Direction: Skip the pictures. Set down, word for word, the lines from the start of the material up to and including the line with "ax = fig.add_axes([89".
════════════════════
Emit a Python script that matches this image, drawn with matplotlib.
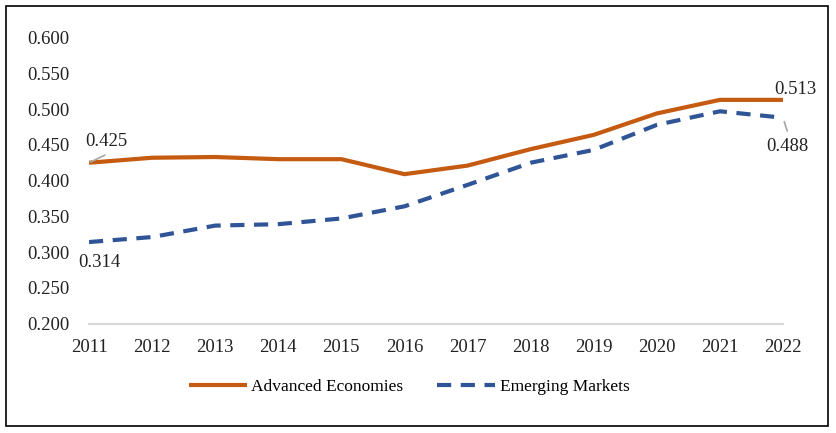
import matplotlib

matplotlib.use("Agg")
import matplotlib.pyplot as plt  # noqa: E402
from matplotlib.patches import Rectangle  # noqa: E402

# Data
years = list(range(2011, 2023))
advanced = [0.425, 0.432, 0.433, 0.430, 0.430, 0.409, 0.421, 0.444,
            0.464, 0.494, 0.513, 0.513]
emerging = [0.314, 0.321, 0.337, 0.339, 0.347, 0.364, 0.394, 0.425,
            0.443, 0.478, 0.497, 0.488]
yticks = [0.2, 0.25, 0.3, 0.35, 0.4, 0.45, 0.5, 0.55, 0.6]

ORANGE = "#C55A11"
BLUE = "#2F5597"
LEADER = "#a6a6a6"
W, H = 836, 433
FS = 13.5

plt.rcParams["font.family"] = ["Liberation Serif", "DejaVu Serif"]

fig = plt.figure(figsize=(W / 100, H / 100), dpi=100)
ax = fig.add_axes([89 / W, (H - 323.5) / H, (783 - 89) / W, (323.5 - 37.7) / H])

ax.plot(years, advanced, color=ORANGE, lw=3, solid_capstyle="butt",
        label="Advanced Economies")
ax.plot(years, emerging, color=BLUE, lw=3, dashes=(3.4, 2.3),
        dash_capstyle="butt", label="Emerging Markets")

ax.set_xlim(2011, 2022)
ax.set_ylim(0.2, 0.6)
ax.set_xticks(years)
ax.set_yticks(yticks)
ax.set_yticklabels([f"{v:.3f}" for v in yticks])
ax.tick_params(length=0, labelsize=FS, colors="#222222")
ax.tick_params(axis="y", pad=14)
ax.tick_params(axis="x", pad=11)
for side in ("top", "right", "left"):
    ax.spines[side].set_visible(False)
ax.spines["bottom"].set_color("#d9d9d9")
ax.spines["bottom"].set_linewidth(1.5)
ax.patch.set_visible(False)

# endpoint labels
ax.text(years[0] + 0.27, 0.455, f"{advanced[0]:.3f}", ha="center",
        va="center", fontsize=FS, color="#222222")
ax.text(years[0] + 0.16, 0.285, f"{emerging[0]:.3f}", ha="center",
        va="center", fontsize=FS, color="#222222")
ax.text(years[-1] + 0.2, 0.528, f"{advanced[-1]:.3f}", ha="center",
        va="center", fontsize=FS, color="#222222")
ax.text(years[-1] + 0.07, 0.448, f"{emerging[-1]:.3f}", ha="center",
        va="center", fontsize=FS, color="#222222")

# leader lines from the labels to the first / last points
ax.annotate("", xy=(years[0], advanced[0]), xytext=(11.5, 5.5),
            textcoords="offset points",
            arrowprops=dict(arrowstyle="-", color=LEADER, lw=1.2,
                            shrinkA=0, shrinkB=1))
ax.annotate("", xy=(years[-1], emerging[-1]), xytext=(3, -9.5),
            textcoords="offset points",
            arrowprops=dict(arrowstyle="-", color=LEADER, lw=1.2,
                            shrinkA=0, shrinkB=3))

fig.legend(loc="center", bbox_to_anchor=(0.5 - 9 / W, (H - 387) / H), ncol=2,
           frameon=False, fontsize=12.5, handlelength=3.35,
           handletextpad=0.25, columnspacing=1.95)

fig.patches.append(Rectangle((6 / W, (H - 426) / H), (828 - 6) / W,
                             (426 - 6) / H, transform=fig.transFigure,
                             fill=False, edgecolor="black", lw=1.2))

fig.savefig("out.png", dpi=100)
════════════════════
Solved problem:
Emit a Python script that matches this image, drawn with matplotlib.
import matplotlib

matplotlib.use("Agg")
import matplotlib.pyplot as plt  # noqa: E402
from matplotlib.patches import Rectangle  # noqa: E402

# Data
years = list(range(2011, 2023))
advanced = [0.425, 0.432, 0.433, 0.430, 0.430, 0.409, 0.421, 0.444,
            0.464, 0.494, 0.513, 0.513]
emerging = [0.314, 0.321, 0.337, 0.339, 0.347, 0.364, 0.394, 0.425,
            0.443, 0.478, 0.497, 0.488]
yticks = [0.2, 0.25, 0.3, 0.35, 0.4, 0.45, 0.5, 0.55, 0.6]

ORANGE = "#C55A11"
BLUE = "#2F5597"
LEADER = "#a6a6a6"
W, H = 836, 433
FS = 13.5

plt.rcParams["font.family"] = ["Liberation Serif", "DejaVu Serif"]

fig = plt.figure(figsize=(W / 100, H / 100), dpi=100)
ax = fig.add_axes([89 / W, (H - 323.5) / H, (783 - 89) / W, (323.5 - 37.7) / H])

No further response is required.